Сейчас Химик стоял передо мной, и я снова глядела в ненавистые глаза. Тот посмотрел вверх, по-видимому, принимая решение.
— Придётся тебя перевести. Ради нашего блага. Да, точно. Бегать ты с того места никуда не сможешь. С сегодняшнего дня — постельный режим. Кортикостероидная терапия поможет лёгким плода быстрее созреть. Если получится пролонгировать беременность хотя бы на ещё одну неделю, будет уже отлично. Я уверен — для достижения этого успеха я сделаю всё, что от меня зависит. Но и ты должна мне помочь.
— Что это за место? — нарочито равнодушным тоном спросила я, хотя с обволакивающим ужасом подозревала ответ.
— О, — глаза Химика заблестели, а голос стал более глубоким, грудным. Так обычно он говорил, предвкушая очередное омерзительное (в его понимании — интересное, ассоциированное с собственными достижениями) дело. — Ты уже была там. И я почему-то не сомневаюсь — ты ничего не забыла.
Слова его триггером вонзились в моё сознание, и оно вспыхнуло серией сменяющих друг друга картин, звуков и запахов.
Боль. Стоны. Мигание тревожно-красных огней. Белая ширма. Толстый прозрачный шланг, подёргивающийся от пульсаций в нём алой артериальной крови. Отвратительный писк электрокардиографа. Звук стягивания манжетки тонометра. Въедающийся в обонятельные рецепторы смесь запахов аммиака и медицинского спирта.

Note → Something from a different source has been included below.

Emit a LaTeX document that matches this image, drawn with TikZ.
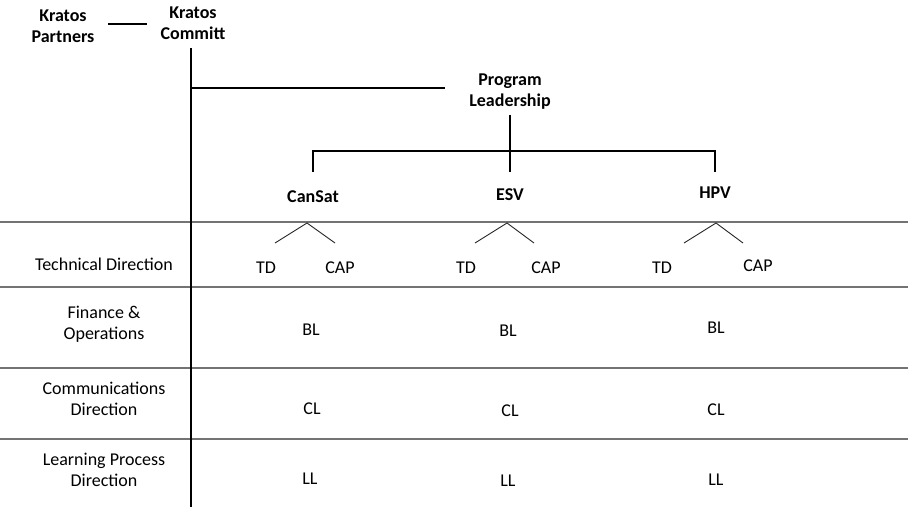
\documentclass[tikz,border=0pt]{standalone}
\usepackage{fontspec}
\setmainfont{Carlito}
\begin{document}
\begin{tikzpicture}[x=1pt,y=-1pt,
  lbl/.style={font=\fontsize{18}{21}\selectfont, align=center, inner sep=0pt},
  bold/.style={font=\fontsize{18}{21}\selectfont\bfseries, align=center, inner sep=0pt},
  heavy/.style={line width=2.6pt, black},
  rowline/.style={line width=1.3pt, black!55},
  caret/.style={line width=0.9pt, black!85}
]
\useasboundingbox (0,0) rectangle (908,508);

% row separators
\foreach \y/\n in {222/r1,287/r2,368/r3,439/r4}{
  \coordinate (\n L) at (0,\y);
  \coordinate (\n R) at (908,\y);
  \draw[rowline] (\n L) -- (\n R);
}

% top hierarchy
\node[bold] (partners) at (63,26) {Kratos\\Partners};
\node[bold] (committ) at (193,23) {Kratos\\Committ};
\node[bold] (prog) at (510,92) {Program\\Leadership};
\node[bold] (cansat) at (313,197) {CanSat};
\node[bold] (esv) at (510,195) {ESV};
\node[bold] (hpv) at (715,193) {HPV};

\coordinate (pcA) at (108,24);
\coordinate (pcB) at (147,24);
\draw[heavy] (pcA) -- (pcB);

\coordinate (spineTop) at (191,48);
\coordinate (spineBot) at (191,507);
\draw[heavy] (spineTop) -- (spineBot);

\coordinate (brL) at (191,88);
\coordinate (brR) at (445,88);
\draw[heavy] (brL) -- (brR);

\coordinate (progDown) at (510,115);
\coordinate (barMid) at (510,172);
\draw[heavy] (progDown) -- (barMid);

\coordinate (barL) at (313,151);
\coordinate (barR) at (715,151);
\coordinate (dropL) at (313,172);
\coordinate (dropR) at (715,172);
\draw[heavy] (dropL) -- (barL) -- (barR) -- (dropR);

% row labels
\node[lbl] (rowTD) at (104,264) {Technical Direction};
\node[lbl] (rowFO) at (104,324) {Finance \&\\Operations};
\node[lbl] (rowCD) at (104,399) {Communications\\Direction};
\node[lbl] (rowLP) at (104,470) {Learning Process\\Direction};

% carets and TD/CAP
\foreach \n/\a/\l/\r/\tdx/\capx/\capy in {c/307/275/335/266/340/268, e/507/475/534/466/546/268, h/716/684/743/662/758/266}{
  \coordinate (\n apex) at (\a,223);
  \coordinate (\n left) at (\l,243);
  \coordinate (\n right) at (\r,243);
  \draw[caret] (\n left) -- (\n apex) -- (\n right);
  \node[lbl] (\n TD) at (\tdx,268) {TD};
  \node[lbl] (\n CAP) at (\capx,\capy) {CAP};
}

% other cells
\node[lbl] (cBL) at (311,330) {BL};
\node[lbl] (eBL) at (508,331) {BL};
\node[lbl] (hBL) at (716,328) {BL};
\node[lbl] (cCL) at (312,409) {CL};
\node[lbl] (eCL) at (510,411) {CL};
\node[lbl] (hCL) at (716,410) {CL};
\node[lbl] (cLL) at (310,479) {LL};
\node[lbl] (eLL) at (508,481) {LL};
\node[lbl] (hLL) at (716,480) {LL};
\end{tikzpicture}
\end{document}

Шрам на моей груди неприятно кольнул.
— Не волнуйся, не в общий зал, — понял он без слов мои опасения. — Тебе достанется отдельная палата интенсивной терапии, крайняя в ряду, которая граничит с моим кабинетом. Рожать будешь в том же блоке, рядом с операционной, я обо всём позабочусь.
— И слушать, как ты расчленяешь соседей вокруг? — не удержалась я. Сердце моё забилось быстрее. Дочка в животе отреагировала моментально, начав ворочаться. Я инстинктивно прикрыла живот рукой.

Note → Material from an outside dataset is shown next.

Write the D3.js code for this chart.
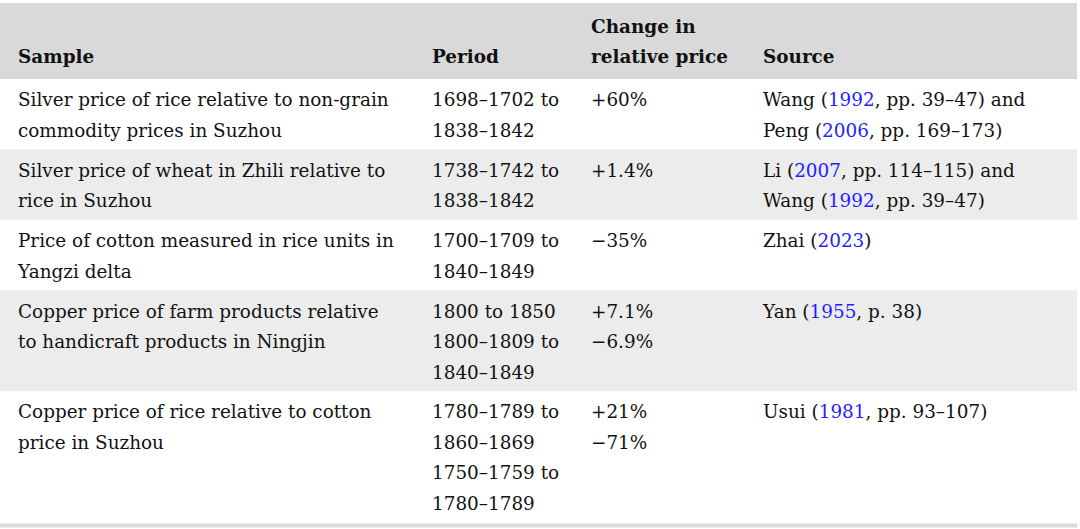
<!DOCTYPE html>
<html>
<head>
<meta charset="utf-8">
<script src="https://cdn.jsdelivr.net/npm/d3@7"></script>
<style>
	html, body { margin: 0; padding: 0; background: #fff; }
	svg { display: block; }
</style>
</head>
<body>
<div id="table"></div>
<script>
// table content, one array per column, one entry (list of lines) per row
const headers = [["Sample"], ["Period"], ["Change in", "relative price"], ["Source"]]

const samples = [
	["Silver price of rice relative to non-grain", "commodity prices in Suzhou"],
	["Silver price of wheat in Zhili relative to", "rice in Suzhou"],
	["Price of cotton measured in rice units in", "Yangzi delta"],
	["Copper price of farm products relative", "to handicraft products in Ningjin"],
	["Copper price of rice relative to cotton", "price in Suzhou"]
]

const periods = [
	["1698–1702 to", "1838–1842"],
	["1738–1742 to", "1838–1842"],
	["1700–1709 to", "1840–1849"],
	["1800 to 1850", "1800–1809 to", "1840–1849"],
	["1780–1789 to", "1860–1869", "1750–1759 to", "1780–1789"]
]

const changes = [
	["+60%"],
	["+1.4%"],
	["−35%"],
	["+7.1%", "−6.9%"],
	["+21%", "−71%"]
]

// years in [brackets] are links
const sources = [
	["Wang ([1992], pp. 39–47) and", "Peng ([2006], pp. 169–173)"],
	["Li ([2007], pp. 114–115) and", "Wang ([1992], pp. 39–47)"],
	["Zhai ([2023])"],
	["Yan ([1955], p. 38)"],
	["Usui ([1981], pp. 93–107)"]
]

const W = 1080, H = 529
const lineH = 30.5, padTop = 21.5, padBottom = 9.4
const tableTop = 3, headerH = 76, tableRight = 1077

const cols = d3.range(headers.length)
const x = d3.scaleOrdinal().domain(cols).range([18, 432, 591, 763])

const rowLines = samples.map((d, i) =>
	d3.max([samples[i], periods[i], changes[i], sources[i]], c => c.length))
const rowH = rowLines.map(n => n * lineH + padBottom)
const rowTop = rowH.map((h, i) => tableTop + headerH + d3.sum(rowH.slice(0, i)))

const svg = d3.select("#table").append("svg")
	.attr("width", W)
	.attr("height", H)
	.style("font-family", "'DejaVu Serif', serif")
	.style("font-size", "18.4px")

// header band
svg.append("rect")
	.attr("x", 0).attr("y", tableTop)
	.attr("width", tableRight).attr("height", headerH)
	.attr("fill", "#d9d9d9")

// row bands
svg.selectAll(".band")
	.data(rowTop)
	.join("rect")
	.attr("class", "band")
	.attr("x", 0)
	.attr("y", d => d)
	.attr("width", tableRight)
	.attr("height", (d, i) => rowH[i])
	.attr("fill", (d, i) => i % 2 ? "#ececec" : "#fff")

// bottom rule
const tableBottom = rowTop[rowTop.length - 1] + rowH[rowH.length - 1]
svg.append("rect")
	.attr("x", 0).attr("y", tableBottom + 1)
	.attr("width", tableRight).attr("height", 4)
	.attr("fill", "#dadada")

// header text, bottom aligned
const headG = svg.append("g").attr("font-weight", "bold")
headers.forEach((lines, c) => {
	lines.forEach((t, k) => {
		headG.append("text")
			.attr("x", x(c))
			.attr("y", tableTop + 54.5 - (lines.length - 1 - k) * lineH)
			.attr("dy", "0.32em")
			.attr("fill", "#111")
			.text(t)
	})
})

// body cells
const body = [samples, periods, changes, sources]
body.forEach((col, c) => {
	col.forEach((lines, r) => {
		lines.forEach((t, k) => {
			const txt = svg.append("text")
				.attr("x", x(c))
				.attr("y", rowTop[r] + padTop + k * lineH)
				.attr("dy", "0.32em")
				.attr("fill", "#111")
			t.split(/(\[[^\]]+\])/).filter(s => s.length).forEach(s => {
				const link = s[0] === "["
				txt.append("tspan")
					.attr("fill", link ? "#1f1fff" : "#111")
					.text(link ? s.slice(1, -1) : s)
			})
		})
	})
})
</script>
</body>
</html>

— Даже если так, ты этого не услышишь. Все операции проходят под наркозом, ты и сама помнишь. А что касается объектов в реанимации, то они ведут себя тихо. В коме даже безусловные рефлексы отсутствуют.
Голос его малозаметно дрогнул; в нём явственно прозвучал отголосок пережитой боли.
Когда Химик открыл дверь, я вошла внутрь и тут же закрыла глаза, узнав жуткие, с красным отливом, стены.